Jeffrey, 17, doesn't mind that his heroes were also his parents' faves and that many of them are dead or eligible for Social Security. "They're just very cool old people," he says, adding wistfully, "I wish they were still young so I could experience them in their heyday. Music back in the day was about the sound, not about the image like it is now. New bands like Simple Plan and Rooney are kind of repetitive and wimpy. It's all going downhill."

• The paucity of contemporary rock idols. Oldies fill a void, says Kristin Clarke of Park Ridge, Ill.

"Before I listened to classic rock, there was nothing I really liked," says the Lincoln Middle School eighth-grader. "Every new band has one good song and the rest of the CD is garbage. On old rock albums, every song is great. I'm always hitting the repeat button."

Kristin, 13, got hooked through her brother's AC/DC and Kiss records, Pink Floyd cliques at school and Chicago's classic rock station, WLUP (The Loop).

"At first it was weird, but I became totally addicted," she says. "Aerosmith's my favorite. I think Steven Tyler is the coolest. Their stuff sounds so good, who cares how old they are? It's just fun."

Fun is one lure drawing young Americans to rock's golden years.

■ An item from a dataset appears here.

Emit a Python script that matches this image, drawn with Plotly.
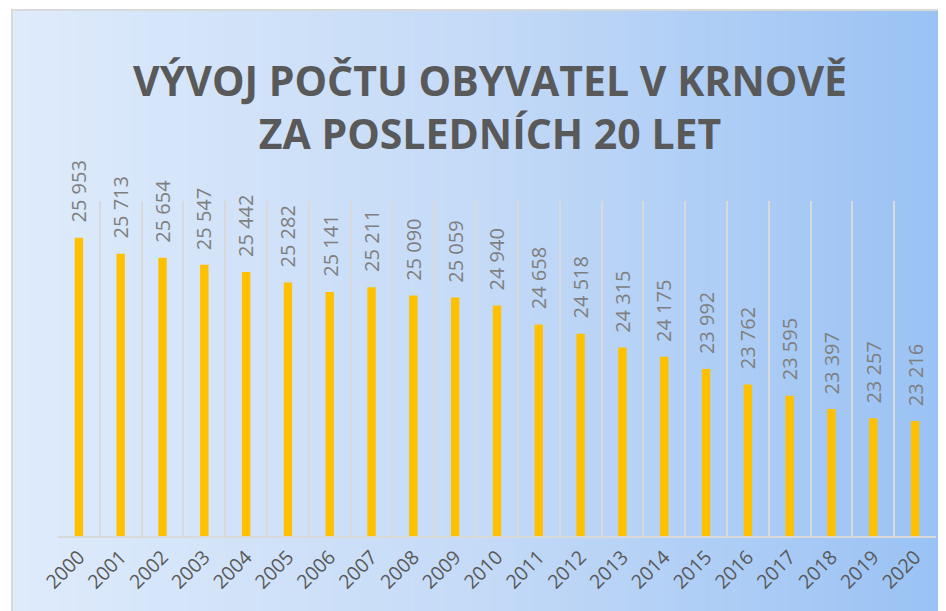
import plotly.graph_objects as go

years = [str(y) for y in range(2000, 2021)]
population = [25953, 25713, 25654, 25547, 25442, 25282, 25141, 25211, 25090, 25059,
              24940, 24658, 24518, 24315, 24175, 23992, 23762, 23595, 23397, 23257, 23216]
labels = [f"{v:,}".replace(",", " ") for v in population]

W, H = 946, 611
OFF = 8  # page body margin: the figure is drawn 8px right/down in the window
# plot area in window pixels
PL, PR, PT, PB = 58, 936, 201, 536
L, T = PL - OFF, PT - OFF
R, B = W - (PR - OFF), H - (PB - OFF)
pw, ph = W - L - R, H - T - B


def px_x(x):
    return (x - OFF - L) / pw


def px_y(y):
    return 1 - (y - OFF - T) / ph


def mix(c1, c2, t):
    return tuple(round(a + (b - a) * t) for a, b in zip(c1, c2))


# background gradient (left light -> right blue)
left_c, mid_c, right_c = (222, 235, 251), (196, 218, 247), (152, 193, 244)
shapes = []
n = 160
x0, x1 = 12, 960
for i in range(n):
    t = i / (n - 1)
    c = mix(left_c, mid_c, t * 2) if t < 0.5 else mix(mid_c, right_c, (t - 0.5) * 2)
    a = x0 + (x1 - x0) * i / n
    b = x0 + (x1 - x0) * (i + 1) / n + 0.8
    shapes.append(dict(type="rect", xref="paper", yref="paper", layer="below",
                       x0=px_x(a), x1=px_x(b), y0=px_y(630), y1=px_y(10),
                       fillcolor="rgb(%d,%d,%d)" % c, line_width=0))
# frame
shapes.append(dict(type="rect", xref="paper", yref="paper", layer="below",
                   x0=px_x(12), x1=px_x(980), y0=px_y(650), y1=px_y(10),
                   line=dict(color="#D9D9D9", width=2)))

fig = go.Figure(go.Bar(
    x=years, y=population, width=0.2,
    marker=dict(color="#FFC000", line_width=0),
    hoverinfo="x+y",
))

# data labels, placed by category index
for i, (v, lab) in enumerate(zip(population, labels)):
    fig.add_annotation(x=i, y=v, text=lab, textangle=-90, showarrow=False,
                       yanchor="bottom", xanchor="center", yshift=13,
                       font=dict(family="Open Sans", size=20, color="#7F7F7F"))

fig.update_layout(
    width=W, height=H,
    margin=dict(l=L, r=R, t=T, b=B, autoexpand=False),
    paper_bgcolor="white",
    plot_bgcolor="rgba(0,0,0,0)",
    shapes=shapes,
    showlegend=False,
    title=dict(text="VÝVOJ POČTU OBYVATEL V KRNOVĚ<br>ZA POSLEDNÍCH 20 LET",
               xref="container", yref="container", x=(490 - OFF) / W, y=1 - 88 / H,
               xanchor="center", yanchor="middle",
               font=dict(family="Open Sans", size=41, color="#595959", weight="bold")),
    xaxis=dict(type="category", tickson="boundaries", showgrid=True,
               range=[-0.5, len(years) - 0.5], automargin=False,
               gridcolor="#D9D9D9", gridwidth=1.5,
               showline=True, linecolor="#D9D9D9", linewidth=2,
               ticks="outside", ticklen=18, tickcolor="rgba(0,0,0,0)", tickangle=-45,
               tickfont=dict(family="Open Sans", size=19.5, color="#595959")),
    yaxis=dict(range=[21500, 26500], visible=False, showgrid=False, automargin=False),
)

fig.write_html("out.html")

Today's music 'clouded by cynicism'

"Look at (the late Who drummer) Keith Moon's cheeky impudence," says Beatles expert Lewis. "Eddie Vedder's image suggests he'd cancel a tour if he broke a fingernail, it would be such a trauma. So much of original music today is clouded by cynicism, a blasι attitude, irony and flippancy.

"Young people like to feel uplifted, but the culture has a sneer on its face so they turn to music, albeit frozen in time, that has an exuberant optimism. Artists in the '60s and to a degree in the '70s dared to hope, perhaps naively, that things could get better. Teens should be joyous and optimistic. There's plenty of time to be bitter and twisted later."